Une norme qui ne concerne pas uniquement les relations entre Arabes et Juifs, Israéliens et Palestiniens. Dans son essai Le sionisme du point de vue de ses victimes juives (2006), Ella Shohat explique que « l’anti-arabisme fait partie intégrante de la pratique et de l’idéologie sioniste ». Les juifs orientaux ont été exhortés à choisir entre une arabité perçue comme antisioniste, et une judéité qui ne pouvait qu’être pro-sioniste. Pour la première fois de leur histoire, ces populations ont subi un racisme, non du fait de leur religion, mais de leur culture et de leur couleur de peau. Le sionisme, explique Shohat, a conceptualisé l’antinomie entre arabité et judéité.
Partant de cette analyse, il n’y a rien d’étonnant à ce que les dirigeants israéliens aient toujours su se montrer complaisant à l’égard de mouvement ou régime raciste et antisémite, dès lors qu’ils étaient prêts à collaborer avec Israël dans une convergence d’intérêt. Il en a été ainsi hier avec l’Afrique du sud de l’Apartheid, et aujourd’hui l’Inde de Modi ou la Hongrie d’Orban.

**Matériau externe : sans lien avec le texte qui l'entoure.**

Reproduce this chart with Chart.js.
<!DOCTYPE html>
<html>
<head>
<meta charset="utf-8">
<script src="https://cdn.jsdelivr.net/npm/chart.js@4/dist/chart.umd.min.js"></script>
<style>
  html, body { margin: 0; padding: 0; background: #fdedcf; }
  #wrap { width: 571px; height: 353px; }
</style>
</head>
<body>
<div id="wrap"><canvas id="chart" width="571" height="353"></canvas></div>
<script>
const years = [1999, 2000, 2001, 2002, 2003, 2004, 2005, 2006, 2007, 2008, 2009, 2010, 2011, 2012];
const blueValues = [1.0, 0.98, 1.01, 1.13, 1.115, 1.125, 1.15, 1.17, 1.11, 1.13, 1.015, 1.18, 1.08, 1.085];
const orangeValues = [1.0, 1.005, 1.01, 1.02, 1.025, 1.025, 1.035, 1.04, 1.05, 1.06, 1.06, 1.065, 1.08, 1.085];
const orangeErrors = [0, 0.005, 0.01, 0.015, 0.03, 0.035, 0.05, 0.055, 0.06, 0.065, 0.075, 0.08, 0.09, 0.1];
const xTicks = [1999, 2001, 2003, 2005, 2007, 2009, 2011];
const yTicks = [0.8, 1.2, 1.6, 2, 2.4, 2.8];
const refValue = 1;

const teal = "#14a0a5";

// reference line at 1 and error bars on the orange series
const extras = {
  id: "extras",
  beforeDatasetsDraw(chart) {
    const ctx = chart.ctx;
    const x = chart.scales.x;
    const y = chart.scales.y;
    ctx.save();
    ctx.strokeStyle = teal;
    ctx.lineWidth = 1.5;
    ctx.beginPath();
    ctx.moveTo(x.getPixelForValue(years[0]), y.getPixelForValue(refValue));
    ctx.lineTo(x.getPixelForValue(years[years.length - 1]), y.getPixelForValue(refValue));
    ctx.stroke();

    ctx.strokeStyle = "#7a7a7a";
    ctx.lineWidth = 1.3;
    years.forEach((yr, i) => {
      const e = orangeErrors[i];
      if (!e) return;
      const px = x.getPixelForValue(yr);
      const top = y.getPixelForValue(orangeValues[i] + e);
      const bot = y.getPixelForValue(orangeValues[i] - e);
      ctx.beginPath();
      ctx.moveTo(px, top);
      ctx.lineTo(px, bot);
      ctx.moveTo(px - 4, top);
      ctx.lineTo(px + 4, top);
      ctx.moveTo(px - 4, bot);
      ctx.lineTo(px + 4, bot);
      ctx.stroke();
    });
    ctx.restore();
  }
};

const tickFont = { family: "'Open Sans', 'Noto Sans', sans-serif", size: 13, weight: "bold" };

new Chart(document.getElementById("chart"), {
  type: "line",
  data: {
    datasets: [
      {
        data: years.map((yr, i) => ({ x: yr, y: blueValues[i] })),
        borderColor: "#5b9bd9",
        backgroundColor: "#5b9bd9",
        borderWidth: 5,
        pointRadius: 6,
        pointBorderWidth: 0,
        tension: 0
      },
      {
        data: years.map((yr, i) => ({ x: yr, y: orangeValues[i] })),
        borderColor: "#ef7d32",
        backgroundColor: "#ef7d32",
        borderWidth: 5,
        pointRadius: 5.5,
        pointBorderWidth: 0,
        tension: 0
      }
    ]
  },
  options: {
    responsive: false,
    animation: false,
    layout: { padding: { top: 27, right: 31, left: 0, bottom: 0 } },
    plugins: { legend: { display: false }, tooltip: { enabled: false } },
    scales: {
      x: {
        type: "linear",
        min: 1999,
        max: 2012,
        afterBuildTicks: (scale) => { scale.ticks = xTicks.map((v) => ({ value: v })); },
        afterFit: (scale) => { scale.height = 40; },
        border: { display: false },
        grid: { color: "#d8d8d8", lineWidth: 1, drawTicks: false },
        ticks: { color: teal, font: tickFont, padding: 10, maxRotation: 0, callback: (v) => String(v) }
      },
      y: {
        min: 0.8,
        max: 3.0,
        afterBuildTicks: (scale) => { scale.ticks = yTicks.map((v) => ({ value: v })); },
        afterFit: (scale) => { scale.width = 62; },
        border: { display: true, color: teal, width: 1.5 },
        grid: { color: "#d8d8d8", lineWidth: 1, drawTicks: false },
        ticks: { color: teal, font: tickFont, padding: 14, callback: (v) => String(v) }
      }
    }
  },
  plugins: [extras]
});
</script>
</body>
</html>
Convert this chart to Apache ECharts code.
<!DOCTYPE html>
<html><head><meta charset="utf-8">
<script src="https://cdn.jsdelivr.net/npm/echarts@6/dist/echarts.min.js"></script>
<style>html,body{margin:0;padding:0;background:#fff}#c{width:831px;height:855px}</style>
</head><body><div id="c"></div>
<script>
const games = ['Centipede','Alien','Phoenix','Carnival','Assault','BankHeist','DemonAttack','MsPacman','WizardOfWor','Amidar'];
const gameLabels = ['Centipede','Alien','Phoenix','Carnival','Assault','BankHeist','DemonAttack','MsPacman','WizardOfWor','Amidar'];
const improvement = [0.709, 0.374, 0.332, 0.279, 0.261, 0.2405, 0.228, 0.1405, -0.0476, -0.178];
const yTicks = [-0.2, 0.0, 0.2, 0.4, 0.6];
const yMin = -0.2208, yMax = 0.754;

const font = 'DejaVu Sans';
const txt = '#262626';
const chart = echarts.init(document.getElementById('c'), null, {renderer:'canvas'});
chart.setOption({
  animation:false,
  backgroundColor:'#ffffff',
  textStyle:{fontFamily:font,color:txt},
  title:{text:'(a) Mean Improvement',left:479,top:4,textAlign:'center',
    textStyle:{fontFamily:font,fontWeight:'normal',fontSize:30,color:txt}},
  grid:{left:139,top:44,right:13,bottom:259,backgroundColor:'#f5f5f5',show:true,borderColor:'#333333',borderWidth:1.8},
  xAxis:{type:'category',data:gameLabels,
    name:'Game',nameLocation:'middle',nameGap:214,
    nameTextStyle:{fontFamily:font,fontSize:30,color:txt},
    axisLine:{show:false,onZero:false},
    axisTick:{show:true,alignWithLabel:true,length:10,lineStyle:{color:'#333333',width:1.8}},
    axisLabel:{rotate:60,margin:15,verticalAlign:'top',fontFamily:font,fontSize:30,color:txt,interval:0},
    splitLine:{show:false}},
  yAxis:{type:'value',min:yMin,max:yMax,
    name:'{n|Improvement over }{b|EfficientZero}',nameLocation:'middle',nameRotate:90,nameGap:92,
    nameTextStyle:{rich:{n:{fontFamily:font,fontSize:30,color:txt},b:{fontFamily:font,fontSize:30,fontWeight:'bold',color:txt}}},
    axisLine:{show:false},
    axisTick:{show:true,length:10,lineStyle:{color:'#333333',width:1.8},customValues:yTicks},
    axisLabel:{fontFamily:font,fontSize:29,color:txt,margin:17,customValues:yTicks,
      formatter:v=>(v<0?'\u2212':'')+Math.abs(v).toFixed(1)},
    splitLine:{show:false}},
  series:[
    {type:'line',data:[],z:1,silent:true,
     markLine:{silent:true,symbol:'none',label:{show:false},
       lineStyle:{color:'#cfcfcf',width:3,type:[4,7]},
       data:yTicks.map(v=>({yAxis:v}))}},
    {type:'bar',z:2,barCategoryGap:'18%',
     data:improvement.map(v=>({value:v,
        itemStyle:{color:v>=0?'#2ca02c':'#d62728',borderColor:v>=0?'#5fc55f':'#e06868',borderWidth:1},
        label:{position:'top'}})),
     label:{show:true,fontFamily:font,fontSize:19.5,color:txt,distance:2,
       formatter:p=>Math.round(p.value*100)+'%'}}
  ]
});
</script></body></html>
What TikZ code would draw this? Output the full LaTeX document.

Une politique qui menace la sécurité des juifs
Si le sionisme a atteint son objectif nationaliste, via l’enracinement de l’État d’Israël, les Palestiniens n’ont pas disparu, sont revenus dans l’Histoire et contestent à présent démographiquement la légitimité d’un État à majorité juive entre la mer Méditerranée et le fleuve Jourdain. Cela d’autant plus que la politique israélienne de colonisation de la Cisjordanie occupée depuis 1967 a effrité les espoirs de voir naitre un État palestinien aux côtés d’Israël . Dans cet espace vivent aujourd’hui autant d’Arabes que de Juifs, soit autour de 7 millions. Comment un État qui s’affirme comme « Juif » peut-il subsister sans édifier un régime qui prend la forme d’un apartheid ?
Fondé par un mouvement aux principes ethniques et coloniaux, l’État d’Israël est naturellement devenu un régime annexionniste, ethniciste et suprématiste, bien loin des prétentions collectivistes ou socialisantes des tenants d’un sionisme de gauche. En 2018, le gouvernement israélien a fait voter la loi dite d’État-nation du peuple juif, institutionnalisant l’apartheid, tandis qu’en Cisjordanie les colons sionistes-religieux agissent en sachant que leur judéité leur garantie au regard du droit israélien l’impunité et le privilège de vivre sur des terres spoliées aux Palestiniens.
Prétextant vouloir lutter contre l’antisémitisme, certaines organisations s’emploient depuis les années 2000 à limiter le droit à la critique d’Israël, voire même à censurer le questionnement sur la légitimité à maintenir un « État juif », et donc non égalitaire, dans un espace où précisément la population juive n’est pas majoritaire. Tout en condamnant l’importation du mal nommé « conflit israélo-palestinien », ces organisations multiplient aussi les appels adressés aux juifs à se tenir aux côtés d’Israël, à marteler que l’antisionisme est un antisémitisme déguisé. Elles participent ainsi à l’amalgame dangereux entre juif et Israélien faisant de chaque juif le potentiel porteur d’une responsabilité dans le drame palestinien . Or, c’est précisément parce que l’idéal d’un État pleinement égalitaire au Proche-Orient contrevient fondamentalement aux principes du sionisme, que certains groupes juifs en Israël ou en Occident s’affirment comme « antisionistes ». Surtout, pour paraphraser Sylvain Cypel, dans son ouvrage L’État d’Israël contre les Juifs (2020) : ce n’est pas la divulgation des images sur les tueries de jeunes Palestiniens qui alimentent l’antisémitisme, ce sont les tueries elles-mêmes pratiquées au nom de la sécurité d’un État prétendant agir au nom de tous les Juifs.
Le nettoyage ethnique de 1948, le statut de sous-citoyen des Palestiniens d’Israël, le racisme subi par les juifs orientaux, l’occupation et la colonisation des territoires conquis en 1967, l’illégalité du blocus sur la bande de Gaza et du Mur en Cisjordanie, les rapports des ONG faisant état d’un régime d’apartheid, les guerres multiples menées au nom de la « sécurité d’Israël » prenant aujourd’hui la forme d’actes génocidaires à Gaza : autant de politiques qui empêchent d’imaginer une sécurité pour les juifs au Proche-Orient, puisque celle-ci ne se construit qu’au détriment du sort des Palestiniens. Le 7 octobre a, de la plus cruelle des manières, rappelé cette réalité. Dès lors, si le fléau de l’antisémitisme ne puise pas ses racines dans la politique israélienne ou les actes du gouvernement Netanyahou, il devient indéniable que la lutte antiraciste contre l’antisémitisme perd de sa crédibilité en fermant les yeux, ou en bégayant, sur le respect des droits des Palestiniens face au drame sans précédent qu’ils traversent.